「貝柱と貝殻って、謎の技術で超強力接着してるよね」 簡単にはずす方法に驚き「ここが一番旨いと思ってる」

 貝殻に残ってしまった貝柱を箸で取ろうとしたら取れなくて、くっついたままバラバラになってしまうことがあります。貝はツルッとしてるのに、貝柱の強力接着はなんなの!?というつぶやきがX(ツイッター)に投稿されて注目を集めました。

「前から思ってたけど貝柱と貝殻って謎の技術で超強力接着してるよね」

 投稿したのは、サイゼリヤで「ムール貝のガーリック焼き」を食べていた「dydt=x(@dydt_Nao)」さんです。画像には、虹色に光るムール貝の内側にしっかりとどまる貝柱が写っています。いかにも頑固そう。

 「ここほんと取れない」「取れないやつ」「不思議だよな」「いつも取れなくてイライラします」などと、取りたいけど取れないと思っている人が多いようです。「常々ここが一番旨いと思ってるんだよね。ちょっと筋肉質ってゆーか。」とあるように、貝柱も食べたいですよね。

 この投稿に、貝柱を簡単に取る方法が続々と寄せられました。

 まずは、サイゼリヤの従業員さんから「熱いうちに丸い方からフォークで剥がすと綺麗にとれますよ……(従業員の独り言)」「店員です笑 その貝柱は、スプーンを逆に(普段食べる方ではないほうを上)持ち、貝柱の付け根をゴシゴシしてあげるとすぐ取れます! 貝柱にもよりますが… ご参考までに!」とのコメントが。これからは貝柱ごとパクリといけますね。

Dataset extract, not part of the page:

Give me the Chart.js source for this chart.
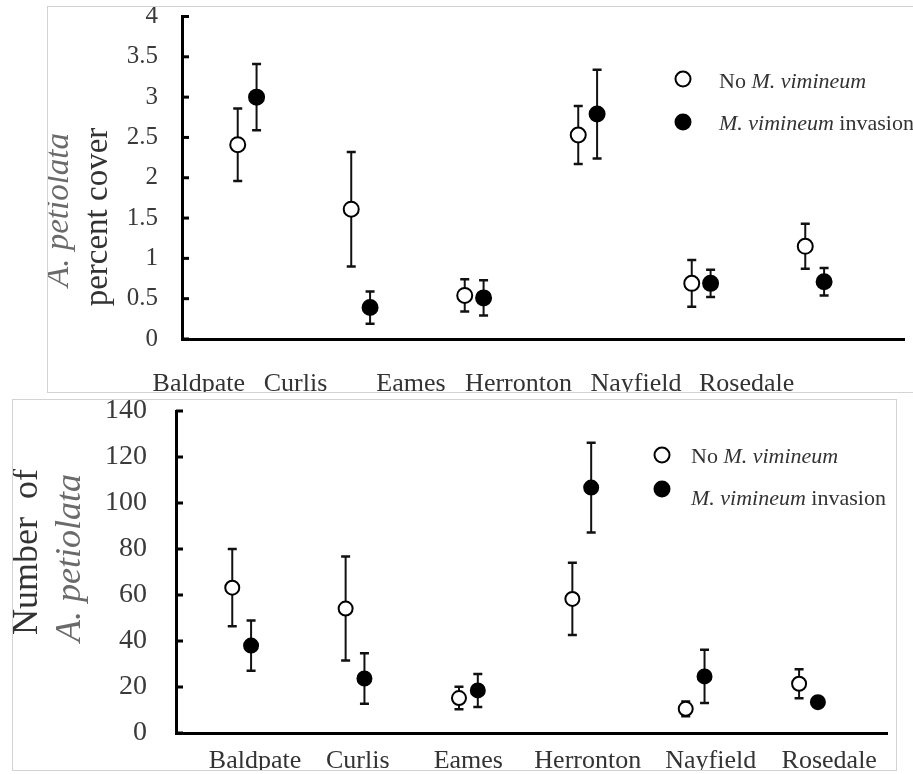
<!DOCTYPE html>
<html>
<head>
<meta charset="utf-8">
<script src="https://cdn.jsdelivr.net/npm/chart.js@4/dist/chart.umd.min.js"></script>
<style>
  html, body { margin: 0; padding: 0; background: #fff; }
  body { width: 913px; height: 774px; position: relative; overflow: hidden; }
  .panel { position: absolute; border: 1px solid #d3d3d3; }
  #p1 { left: 47px; top: 6px; border-right: none; }
  #p2 { left: 12px; top: 399px; }
  canvas { display: block; }
</style>
</head>
<body>
<div id="p1" class="panel"><canvas id="chartCover" width="866" height="385"></canvas></div>
<div id="p2" class="panel"><canvas id="chartCount" width="883" height="370"></canvas></div>
<script>
// ===== data =====
var sites = ['Baldpate', 'Curlis', 'Eames', 'Herronton', 'Nayfield', 'Rosedale'];
var seriesNames = ['No M. vimineum', 'M. vimineum invasion'];

// percent cover (mean, +/- error)
var coverNo       = [2.41, 1.61, 0.54, 2.53, 0.69, 1.15];
var coverNoErr    = [0.45, 0.71, 0.20, 0.36, 0.29, 0.28];
var coverInv      = [3.00, 0.39, 0.51, 2.79, 0.69, 0.71];
var coverInvErr   = [0.41, 0.20, 0.22, 0.55, 0.17, 0.17];
var coverTicks    = [0, 0.5, 1, 1.5, 2, 2.5, 3, 3.5, 4];

// number of plants (mean, +/- error)
var countNo       = [63.2, 54.1, 15.2, 58.3, 10.5, 21.4];
var countNoErr    = [16.8, 22.6, 4.9, 15.7, 3.2, 6.3];
var countInv      = [38.0, 23.7, 18.5, 106.7, 24.6, 13.4];
var countInvErr   = [10.9, 11.0, 7.2, 19.5, 11.6, 2.0];
var countTicks    = [0, 20, 40, 60, 80, 100, 120, 140];

// ---- layout (where the site names sit on each x axis) ----
var coverLabelAt = [0.574, 1.426, 2.443, 3.391, 4.426, 5.400];
var countLabelAt = [1.118, 2.024, 2.999, 4.053, 5.138, 6.183];
var PAIR_OFFSET = 0.083;
var SERIF = '"Liberation Serif", "Times New Roman", serif';

function points(means, sign) {
  return means.map(function(m, i) { return { x: i + 1 + sign * PAIR_OFFSET, y: m }; });
}

// error bars, inner tick marks, axis titles, legend
var decor = {
  id: 'decor',
  beforeDatasetsDraw: function(chart, args, o) {
    var ctx = chart.ctx, xs = chart.scales.x, ys = chart.scales.y;
    ctx.save();
    ctx.strokeStyle = '#111';
    chart.data.datasets.forEach(function(ds, di) {
      var err = o.errors[di];
      ds.data.forEach(function(p, i) {
        var x = xs.getPixelForValue(p.x);
        var yt = ys.getPixelForValue(p.y + err[i]), yb = ys.getPixelForValue(p.y - err[i]);
        ctx.lineWidth = 2;
        ctx.beginPath(); ctx.moveTo(x, yt); ctx.lineTo(x, yb); ctx.stroke();
        ctx.lineWidth = 2.5;
        ctx.beginPath();
        ctx.moveTo(x - 4.5, yt); ctx.lineTo(x + 4.5, yt);
        ctx.moveTo(x - 4.5, yb); ctx.lineTo(x + 4.5, yb);
        ctx.stroke();
      });
    });
    ctx.restore();
  },
  afterDraw: function(chart, args, o) {
    var ctx = chart.ctx, ys = chart.scales.y, area = chart.chartArea;
    ctx.save();
    // tick marks pointing into the plot
    ctx.strokeStyle = '#000'; ctx.lineWidth = 3;
    ys.ticks.forEach(function(t) {
      var y = ys.getPixelForValue(t.value);
      ctx.beginPath(); ctx.moveTo(area.left, y); ctx.lineTo(area.left + 7, y); ctx.stroke();
    });
    // rotated titles
    o.titles.forEach(function(t) {
      ctx.save();
      ctx.translate(t.x, t.y); ctx.rotate(-Math.PI / 2);
      ctx.font = (t.italic ? 'italic ' : '') + t.size + 'px ' + SERIF;
      ctx.fillStyle = t.color; ctx.textAlign = 'center'; ctx.textBaseline = 'alphabetic';
      ctx.fillText(t.text, 0, 0);
      ctx.restore();
    });
    // legend
    var lg = o.legend;
    chart.data.datasets.forEach(function(ds, di) {
      var cy = lg.y[di];
      ctx.beginPath(); ctx.arc(lg.x, cy, lg.r, 0, Math.PI * 2);
      ctx.fillStyle = ds.backgroundColor; ctx.fill();
      ctx.lineWidth = 2; ctx.strokeStyle = '#000'; ctx.stroke();
      var tx = lg.textX;
      ctx.fillStyle = '#333'; ctx.textAlign = 'left'; ctx.textBaseline = 'alphabetic';
      lg.parts[di].forEach(function(p) {
        ctx.font = (p.i ? 'italic ' : '') + lg.size + 'px ' + SERIF;
        ctx.fillText(p.t, tx, lg.base[di]);
        tx += ctx.measureText(p.t).width;
      });
    });
    ctx.restore();
  }
};

var legendParts = [
  [{ t: 'No ', i: false }, { t: 'M. vimineum', i: true }],
  [{ t: 'M. vimineum', i: true }, { t: ' invasion', i: false }]
];

function makeChart(id, c) {
  var sizeCfg = function(prop, v) { return function(s) { s[prop] = v; s.paddingTop = 0; s.paddingBottom = 0; s.paddingLeft = 0; s.paddingRight = 0; }; };
  return new Chart(document.getElementById(id), {
    type: 'scatter',
    data: {
      datasets: [
        { label: seriesNames[0], data: points(c.no, -1), backgroundColor: '#fff', borderColor: '#000',
          pointRadius: c.r, pointHoverRadius: c.r, pointBorderWidth: 2, pointHoverBorderWidth: 2 },
        { label: seriesNames[1], data: points(c.inv, 1), backgroundColor: '#000', borderColor: '#000',
          pointRadius: c.r, pointHoverRadius: c.r, pointBorderWidth: 2, pointHoverBorderWidth: 2 }
      ]
    },
    options: {
      responsive: false, animation: false, devicePixelRatio: 1,
      layout: { padding: { top: c.padTop, left: 0, right: 0, bottom: 0 } },
      plugins: {
        legend: { display: false }, tooltip: { enabled: false },
        decor: { errors: [c.noErr, c.invErr], titles: c.titles, legend: c.legend }
      },
      scales: {
        x: {
          type: 'linear', min: c.xMin, max: c.xMax,
          afterBuildTicks: function(s) { s.ticks = c.labelAt.map(function(v) { return { value: v }; }); },
          afterFit: sizeCfg('height', c.xHeight),
          grid: { display: true, drawOnChartArea: false, drawTicks: false },
          border: { display: true, color: '#000', width: 3 },
          ticks: {
            autoSkip: false, maxRotation: 0, padding: c.xPad, color: '#333',
            font: { family: SERIF, size: 26 },
            callback: function(v, i) { return sites[i]; }
          }
        },
        y: {
          min: c.yTicks[0], max: c.yTicks[c.yTicks.length - 1],
          afterBuildTicks: function(s) { s.ticks = c.yTicks.map(function(v) { return { value: v }; }); },
          afterFit: sizeCfg('width', c.yWidth),
          grid: { display: true, drawOnChartArea: false, drawTicks: false },
          border: { display: true, color: '#000', width: 3 },
          ticks: {
            padding: c.yPad, color: '#3a3a3a', font: { family: SERIF, size: c.yFont },
            callback: function(v) { return String(v); }
          }
        }
      }
    },
    plugins: [decor]
  });
}

makeChart('chartCover', {
  no: coverNo, noErr: coverNoErr, inv: coverInv, invErr: coverInvErr, yTicks: coverTicks,
  r: 7.5, padTop: 8, xMin: 0.4261, xMax: 6.7913, labelAt: coverLabelAt,
  xHeight: 53, xPad: 30, yWidth: 134, yPad: 24, yFont: 25,
  titles: [
    { text: 'A. petiolata', italic: true, size: 33, color: '#6a6a6a', x: 20, y: 203 },
    { text: 'percent cover', italic: false, size: 33, color: '#333', x: 59, y: 210 }
  ],
  legend: { x: 635, y: [72, 115], r: 7.5, textX: 671, base: [81, 123], size: 22, parts: legendParts }
});

makeChart('chartCount', {
  no: countNo, noErr: countNoErr, inv: countInv, invErr: countInvErr, yTicks: countTicks,
  r: 7, padTop: 11, xMin: 0.4207, xMax: 6.6925, labelAt: countLabelAt,
  xHeight: 37, xPad: 13, yWidth: 163, yPad: 29, yFont: 28,
  titles: [
    { text: 'Number  of', italic: false, size: 36, color: '#333', x: 24, y: 152 },
    { text: 'A. petiolata', italic: true, size: 36, color: '#6a6a6a', x: 67, y: 158 }
  ],
  legend: { x: 649, y: [55, 89], r: 7.5, textX: 678, base: [63, 105], size: 22, parts: legendParts }
});
</script>
</body>
</html>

 さらに「貝柱の付いている貝の裏側(貝の外側)を箸で数回擦ると簡単に取れます。どうして取れるのかは分かりませんが、割烹料理人だった父に教えてもらった技です。箸をちょっと斜めにしてゴリゴリって、7~10回くらい擦ってから貝柱を摘むとスッと取れます」という、貝の裏側を箸でこする方法が最も多く紹介されていました。箸だけでなく、別の貝殻をこすりつけたり、爪でカリカリするという人も。本職は研究者だというdydt=xさんにお話を聞きました。

──サイゼリヤで貝柱が取れなくて不思議に思われたのですね。

 貝柱が取れにくいことは何度も経験したことがありましたが、サイゼで歯を使いながら貝柱をむしって食べているときにふと繊維状の貝柱がつるつるの貝殻になぜこんなにも強くくっついているのだろうと、その原理が気になりました.通常の接着剤などではかなり苦手なシチュエーションでの接着だろうと思ったからです。

──たしかに、ツルッとしていて剥がれやすそうな気がします。「貝と接着」という論文を紹介されていましたが、見ても難しくて…。

 私も専門ではありませんが、トランスクリスタルとはポリマーなどの結晶が金属やガラスの表面と接触した状態で垂直に(柱状に)形成する現象で、私がツイートで引用した論文(松本・酒井,1976年)の著者らは貝殻とそこから垂直に伸びる貝柱の関係性からトランスクリスタルと類似のメカニズムで両者が接着されているのではないかという仮説から研究をスタートしています。結果としてはトランスクリスタルと全く同じ原理ではなかったのですが、貝殻と貝柱の間に結晶層が介在して接着強度を高めているという発見が述べられています。

──やっぱり難しいです…。でも、貝柱を簡単に外せる方法が集まっていて興味深かったです。特に、箸でこする方法をやってみたいと思いました。

 同じく貝殻の背面を擦るという方法は試してみたいと思います。擦ることによる振動や衝撃によって結晶層を局所的に破壊しているということなのかなと個人的には思っています。また貝殻がはじけ飛ぶくらい熱すると取れるという料理人の方からのコメントもありました。こちらは熱によって結晶層を変性させるアプローチと考えていて、これも理にかなってそうだなと思いました。

──なるほど、ありそうですね。dydt=xさんは、どんな研究をされているのですか?

 専門はこのツイートとは全然違って、電気や磁気といった分野の研究をしていますが、自然科学全般に興味をもっています。

──今回は、貝柱の接着が話題になりました。

 何気ないツイートがバズって正直びっくりしました。みんな経験はあるけど、その原理、何でそうなっているのかまでは考えたことがなかったって人が多くて、共感していただいたのかなと思っています。